Price tag is just under $23 million for new jail, justice center in Rhea County, Tennessee

Rhea County leaders are studying financing options to building a new $23 million jail and justice center at the old Rhea Medical Center site on the north end of Dayton, Tenn. Officials say the old medical center, shown here in a photo from 2015, has undergone considerable clean up and demolition in the past few years to ready it for the project.
Rhea County leaders are studying financing options to building a new $23 million jail and justice center at the old Rhea Medical Center site on the north end of Dayton, Tenn. Officials say the old medical center, shown here in a photo from 2015, has undergone considerable clean up and demolition in the past few years to ready it for the project.

A cost estimate for construction of a new, nearly 300-bed jail and justice center to be built on the old Rhea Medical Center site on the north end of Dayton, Tennessee, falls just shy of $23 million.

Rhea County leaders this week got the $22.7 million tally from contractor Dillard Construction, the construction manager for the project, after the firm's presentation of subcontractor bids to the Rhea County Commission.

photo Rhea County leaders are studying financing options to building a new $23 million jail and justice center at the old Rhea Medical Center site on the north end of Dayton, Tenn. Officials say the old medical center, shown here in a photo from 2015, has undergone considerable clean up and demolition in the past few years to ready it for the project. This photo shows the old hospital emergency room entrance which will become the booking area for the jail.

Commission Chairman Jim Reed said Thursday the next steps are to secure funding and award a contract to build an approximately 90,000-square-foot facility that will also house offices for the courts and the sheriff's department.

"We have had bids come in, and we are currently working on the process of securing funding, as well as finalizing the paperwork," Reed said, noting the complications of building a facility to meet state requirements for jails and courtrooms.

Reed said the commission has a lot of options to study before making a decision on financing.

The new jail and justice center facility will replace the aging, consistently overcrowded 88-bed jail behind the historic Rhea County Courthouse downtown, and give the old courthouse's current court operations a modern home. The old jail was decertified in 2011 for overcrowded conditions and recertified in 2012 under new guidelines to help counties struggling to meet state standards. In June 2017, with the tiny jail packed with more than 200 inmates, state officials ordered the county to reduce its inmate population by 50 percent and to fix its overcrowding problems.

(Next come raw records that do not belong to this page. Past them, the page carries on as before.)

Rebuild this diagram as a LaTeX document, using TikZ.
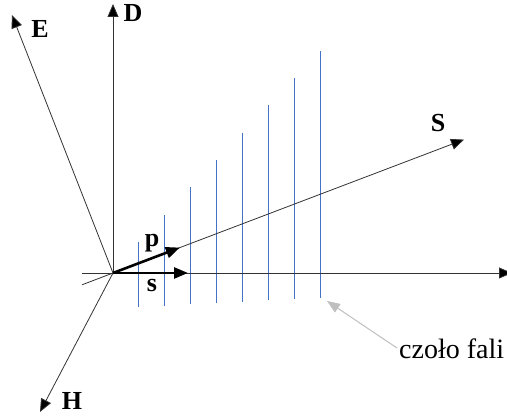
\documentclass[tikz,border=0pt]{standalone}
\usepackage{fontspec}
\setmainfont{Liberation Serif}
\usetikzlibrary{arrows.meta}
\definecolor{wave}{HTML}{4472C4}
\definecolor{pointer}{HTML}{BFBFBF}
\tikzset{
  axis/.style={line width=0.8pt, draw=black!80, -{Triangle[length=13pt,width=11pt,fill=black]}},
  vec/.style={line width=2.6pt, -{Triangle[length=14pt,width=11pt]}, shorten >=-2pt},
  lbl/.style={font=\fontsize{26}{28}\selectfont\bfseries, inner sep=0pt},
  front/.style={draw=wave, line width=0.9pt},
}
\begin{document}
\begin{tikzpicture}[x=1pt,y=-1pt]
\useasboundingbox (0,0) rectangle (507,419);
\coordinate (O) at (113,273);
\coordinate (Dt) at (113,4);
\coordinate (Et) at (12,15);
\coordinate (Ht) at (40,412);
\coordinate (Xs) at (82,273);
\coordinate (Xt) at (512,273);
\coordinate (Sb) at (82,284.8);
\coordinate (St) at (464,139.6);
\coordinate (Pt) at (178,248.3);
\coordinate (st) at (186,273);
% wave fronts
\foreach \i in {0,...,7}{
  \draw[front] ({138+26.1*\i},{242-27.3*\i}) -- ({138+26.1*\i},{307-1.3*\i});
}
\draw[axis] (O) -- (Dt);
\draw[axis] (O) -- (Et);
\draw[axis] (O) -- (Ht);
\draw[axis] (Xs) -- (Xt);
\draw[axis] (Sb) -- (St);
\draw[vec] (O) -- (Pt);
\draw[vec] (O) -- (st);
% labels
\node[lbl] (E) at (40,29) {E};
\node[lbl] (D) at (133,13) {D};
\node[lbl] (S) at (438,123) {S};
\node[lbl] (p) at (152,243) {p};
\node[lbl] (s) at (152,286) {s};
\node[lbl] (H) at (72,401) {H};
\node[font=\fontsize{28}{30}\selectfont, inner sep=0pt, anchor=base west] (cz) at (399,359) {czoło fali};
\coordinate (czp) at (397,348);
\coordinate (czt) at (327,301);
\draw[draw=pointer, line width=1pt, -{Triangle[length=13pt,width=10pt]}] (czp) -- (czt);
\end{tikzpicture}
\end{document}
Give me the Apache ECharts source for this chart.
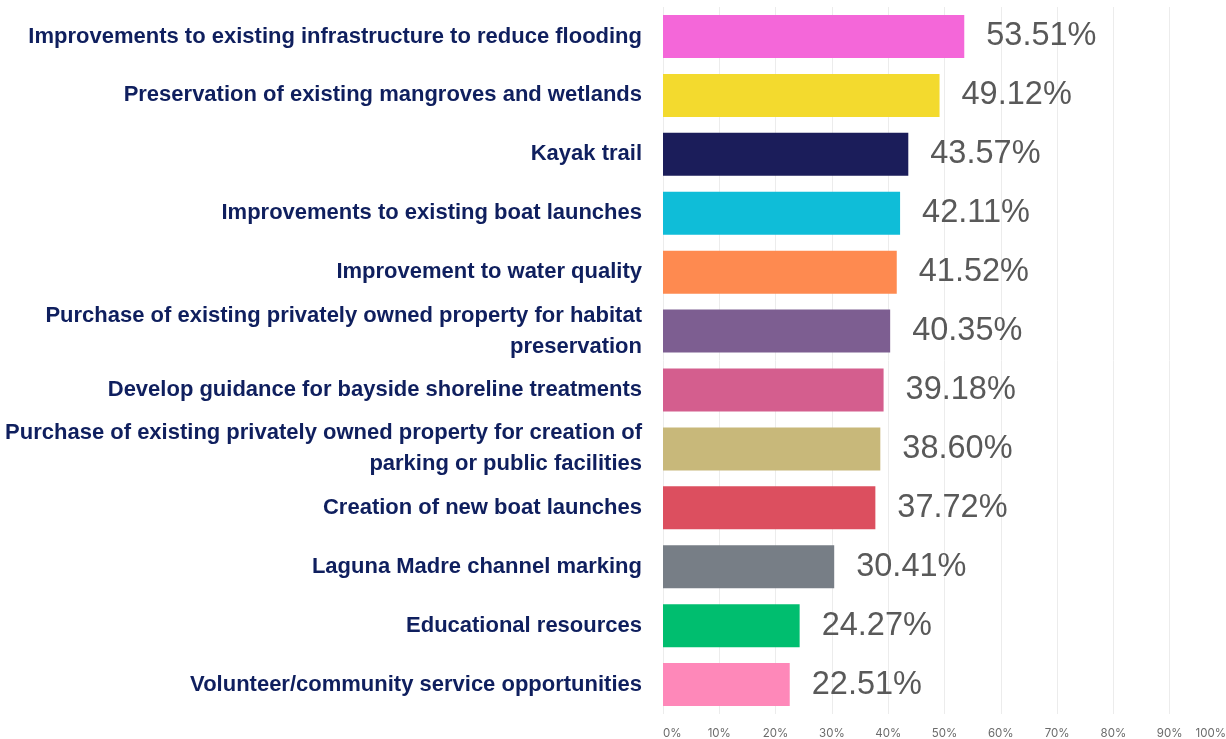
<!DOCTYPE html>
<html>
<head>
<meta charset="utf-8">
<script src="https://cdn.jsdelivr.net/npm/echarts@6/dist/echarts.min.js"></script>
<style>
  html, body { margin: 0; padding: 0; background: #fff; }
  #chart { width: 1226px; height: 739px; }
</style>
</head>
<body>
<div id="chart"></div>
<script>
// categories, top to bottom
const categories = [
  'Improvements to existing infrastructure to reduce flooding',
  'Preservation of existing mangroves and wetlands',
  'Kayak trail',
  'Improvements to existing boat launches',
  'Improvement to water quality',
  'Purchase of existing privately owned property for habitat\npreservation',
  'Develop guidance for bayside shoreline treatments',
  'Purchase of existing privately owned property for creation of\nparking or public facilities',
  'Creation of new boat launches',
  'Laguna Madre channel marking',
  'Educational resources',
  'Volunteer/community service opportunities'
]

// percent of respondents
const percentages = [53.51, 49.12, 43.57, 42.11, 41.52, 40.35, 39.18, 38.60, 37.72, 30.41, 24.27, 22.51]

const barColors = [
  '#f467d9', '#f3da2e', '#1b1d5a', '#0fbdd8', '#fe8a50', '#7d5e91',
  '#d45e8e', '#c8b87a', '#dc4f5f', '#777e86', '#00be6f', '#fe88b9'
]

const chart = echarts.init(document.getElementById('chart'))

const seriesData = percentages.map((v, i) => ({
  value: v,
  itemStyle: { color: barColors[i] }
}))

chart.setOption({
  backgroundColor: '#ffffff',
  animation: false,
  grid: { left: 663, right: 0, top: 7, bottom: 25, containLabel: false, outerBoundsMode: 'none' },
  xAxis: {
    type: 'value',
    min: 0,
    max: 100,
    interval: 10,
    axisLine: { show: false },
    axisTick: { show: false },
    axisLabel: {
      formatter: '{value}%',
      color: '#6b6b6b',
      fontFamily: 'Inter',
      fontSize: 11.5,
      margin: 14,
      alignMinLabel: 'left',
      alignMaxLabel: 'right'
    },
    splitLine: { lineStyle: { color: '#ececec', width: 1 } }
  },
  yAxis: {
    type: 'category',
    inverse: true,
    data: categories,
    axisLine: { show: false },
    axisTick: { show: false },
    axisLabel: {
      color: '#0f1f5e',
      fontFamily: '"Liberation Sans", Arial, sans-serif',
      fontWeight: 'bold',
      fontSize: 22,
      lineHeight: 31,
      margin: 21,
      align: 'right'
    }
  },
  series: [
    {
      type: 'bar',
      data: seriesData,
      barWidth: 43,
      label: {
        show: true,
        position: 'right',
        distance: 22,
        formatter: p => p.value.toFixed(2) + '%',
        color: '#595959',
        fontFamily: '"Liberation Sans", Arial, sans-serif',
        fontSize: 32.5
      }
    }
  ]
})

window.addEventListener('resize', () => chart.resize())
</script>
</body>
</html>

Officials eyed the Rhea Medical Center property and other land for a few years before they started in 2015 to focus their sights on conversion of the old hospital. The property offers a building site, adaptable structures and parking to make a good starting point.

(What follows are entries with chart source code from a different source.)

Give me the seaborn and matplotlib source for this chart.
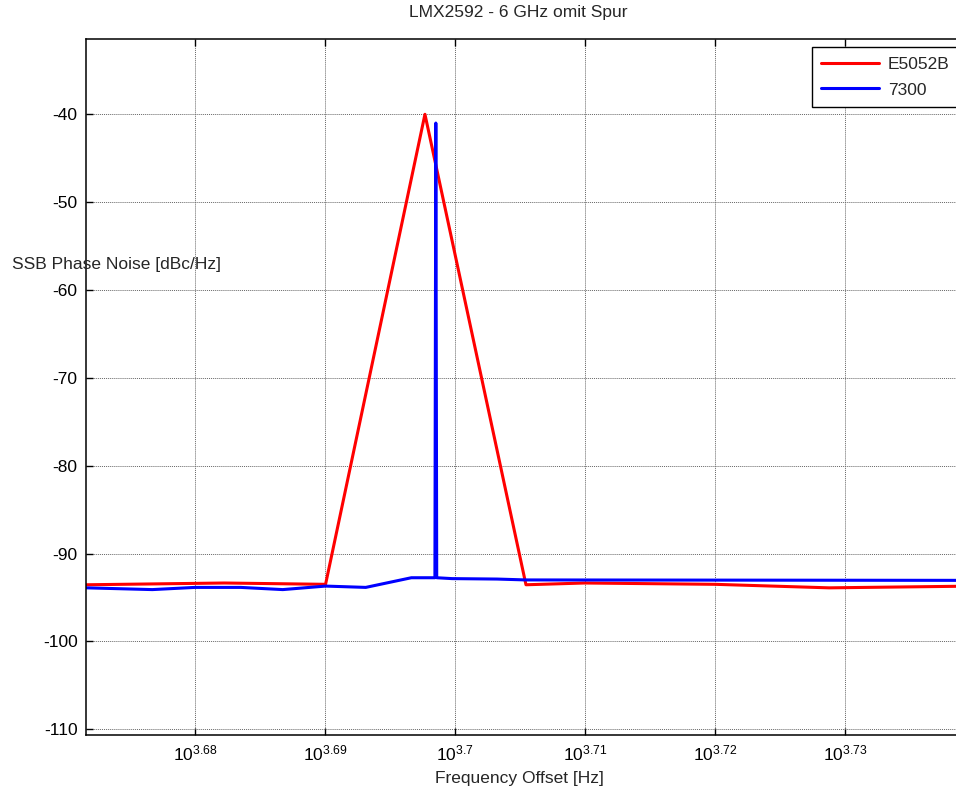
import numpy as np
import pandas as pd
import matplotlib
matplotlib.use("Agg")
import matplotlib.pyplot as plt
import seaborn as sns

# Data (frequency offset in Hz, phase noise in dBc/Hz)
e5052b_freq = [4695, 4811, 4898, 4985, 5075, 5128, 5248, 5355, 5495]
e5052b_pn = [-93.55, -93.35, -93.5, -40.0, -93.55, -93.35, -93.5, -93.9, -93.7]

r7300_freq = [4695, 4750, 4786, 4825, 4861, 4898, 4933, 4973, 4993.8, 4994.6, 4995.4,
              5009, 5049, 5075, 5495]
r7300_pn = [-93.9, -94.1, -93.85, -93.85, -94.1, -93.7, -93.85, -92.75, -92.75, -41.0, -92.75,
            -92.85, -92.9, -93.0, -93.05]

series_names = ["E5052B", "7300"]
series_colors = {"E5052B": "#ff0000", "7300": "#0000ff"}

x_exponents = [3.68, 3.69, 3.70, 3.71, 3.72, 3.73]
x_ticklabels = [r"$10^{3.68}$", r"$10^{3.69}$", r"$10^{3.7}$",
                r"$10^{3.71}$", r"$10^{3.72}$", r"$10^{3.73}$"]
y_ticks = [-110, -100, -90, -80, -70, -60, -50, -40]

df = pd.concat([
    pd.DataFrame({"freq": e5052b_freq, "pn": e5052b_pn, "source": "E5052B"}),
    pd.DataFrame({"freq": r7300_freq, "pn": r7300_pn, "source": "7300"}),
], ignore_index=True)

sns.set_style("ticks")
plt.rcParams["font.family"] = ["Liberation Sans", "DejaVu Sans"]
plt.rcParams["mathtext.fontset"] = "custom"
plt.rcParams["mathtext.rm"] = "Liberation Sans"
plt.rcParams["mathtext.it"] = "Liberation Sans:italic"
plt.rcParams["mathtext.bf"] = "Liberation Sans:bold"

fs = 12.5
fig = plt.figure(figsize=(9.56, 7.95), dpi=100, facecolor="white")
ax = fig.add_axes([86 / 956, 1 - 735 / 795, 889 / 956, 696 / 795])

sns.lineplot(data=df, x="freq", y="pn", hue="source", hue_order=series_names,
             palette=series_colors, sort=False, estimator=None, linewidth=2.2,
             ax=ax, solid_joinstyle="round")

ax.set_xscale("log")
ax.set_xlim(10 ** 3.67159, 10 ** 3.73998)
ax.set_ylim(-110.65, -31.43)
ax.set_xticks([10 ** e for e in x_exponents])
ax.set_xticklabels(x_ticklabels)
ax.xaxis.set_minor_locator(matplotlib.ticker.NullLocator())
ax.set_yticks(y_ticks)
ax.set_yticklabels([str(v) for v in y_ticks])

ax.grid(True, which="major", linestyle=(0, (1, 1)), color="0.4", linewidth=0.7)
ax.tick_params(axis="both", which="major", direction="in", length=5, width=1,
               top=True, right=True, labelsize=fs, pad=6, colors="black")
for s in ax.spines.values():
    s.set_linewidth(1.1)
    s.set_color("black")

ax.set_xlabel("")
ax.set_ylabel("")
fig.text(519 / 956, 1 - 778 / 795, "Frequency Offset [Hz]", ha="center", va="center", fontsize=fs)
fig.text(518.5 / 956, 1 - 13 / 795, "LMX2592 - 6 GHz omit Spur", ha="center", va="center", fontsize=fs)
fig.text(12 / 956, 1 - 265 / 795, "SSB Phase Noise [dBc/Hz]", ha="left", va="center", fontsize=fs)

# legend box runs just past the right edge, as in the reference
leg = ax.legend(loc="upper left",
                bbox_to_anchor=((811.7 - 86) / 889, (735 - 47.3) / 696),
                fontsize=fs, frameon=True, fancybox=False, framealpha=1, edgecolor="black",
                handlelength=3.3, handletextpad=0.55, labelspacing=0.6, borderpad=0.55,
                borderaxespad=0)
leg.get_frame().set_linewidth(1.0)

plt.savefig("out.png", dpi=100, facecolor="white")
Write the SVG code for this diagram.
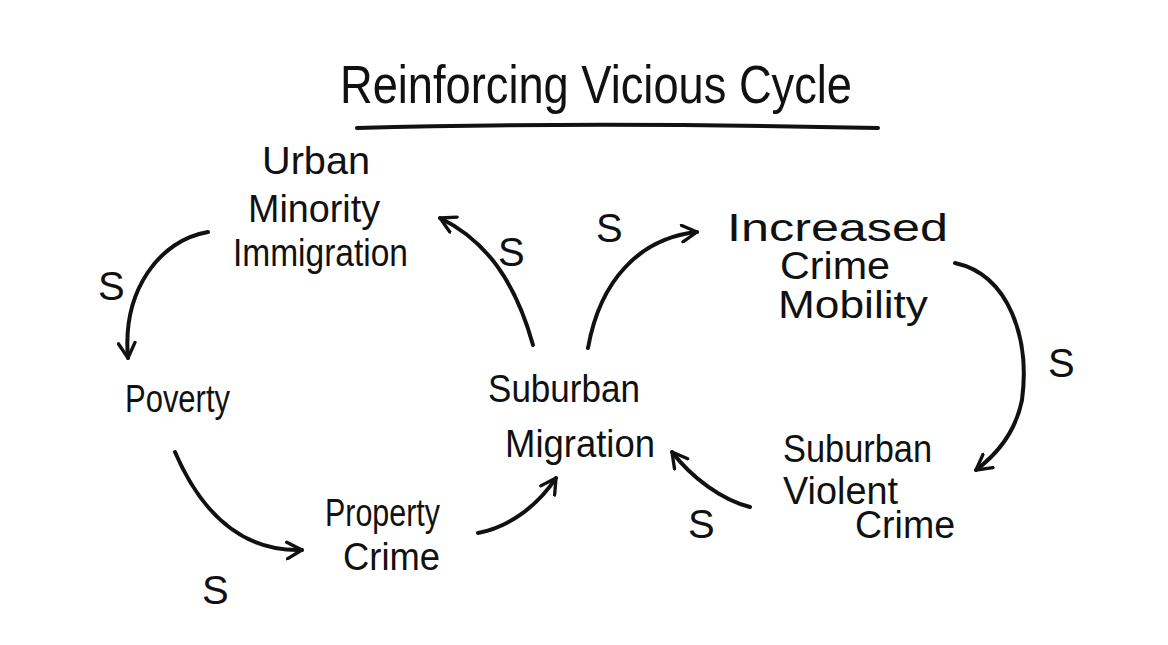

Reed said public safety is important, too.

"Currently, we're walking prisoners right across the street," he said Thursday of the trip inmates take from the old jail to the old courthouse.

Once they get to the courthouse, inmates must mount the public stairs or elevator to get to the building's courtrooms, in close proximity to people doing business at the various court offices. Inmate movements can be much more controlled in a justice center, where entries and passageways can be secured away from public areas, he said.

Rhea County Sheriff Mike Neal said the moves forward couldn't come soon enough.

Since the current jail can't legally house more than 88 inmates, the usual additional 70 to 80 inmates in Rhea County custody must be housed in other counties at $37 a day per inmate, Neal said Thursday.

Neal said 15 female inmates now are being housed in Haywood County, near Memphis, while the men are scattered at other jails in Anderson, Bledsoe, Polk, McMinn, Bradley and Meigs counties.

That also means Rhea County officers must go get out-of-county inmates for hearings or to bond out, which creates more expense and has forced the hiring of seven more people to handle the added hassle, he said.

County money being spent to house, transport and track out-of-county inmates could be going toward the new jail, Neal said.

Reed said the next steps set the stage for the project.

"We're down to the point of actually awarding the bids in the near future, securing the financing. Of course, all that hinges upon the majority vote of the county commission," he said. "We are knee-deep in the process of putting together our options to determine what is the best way to spend this public money."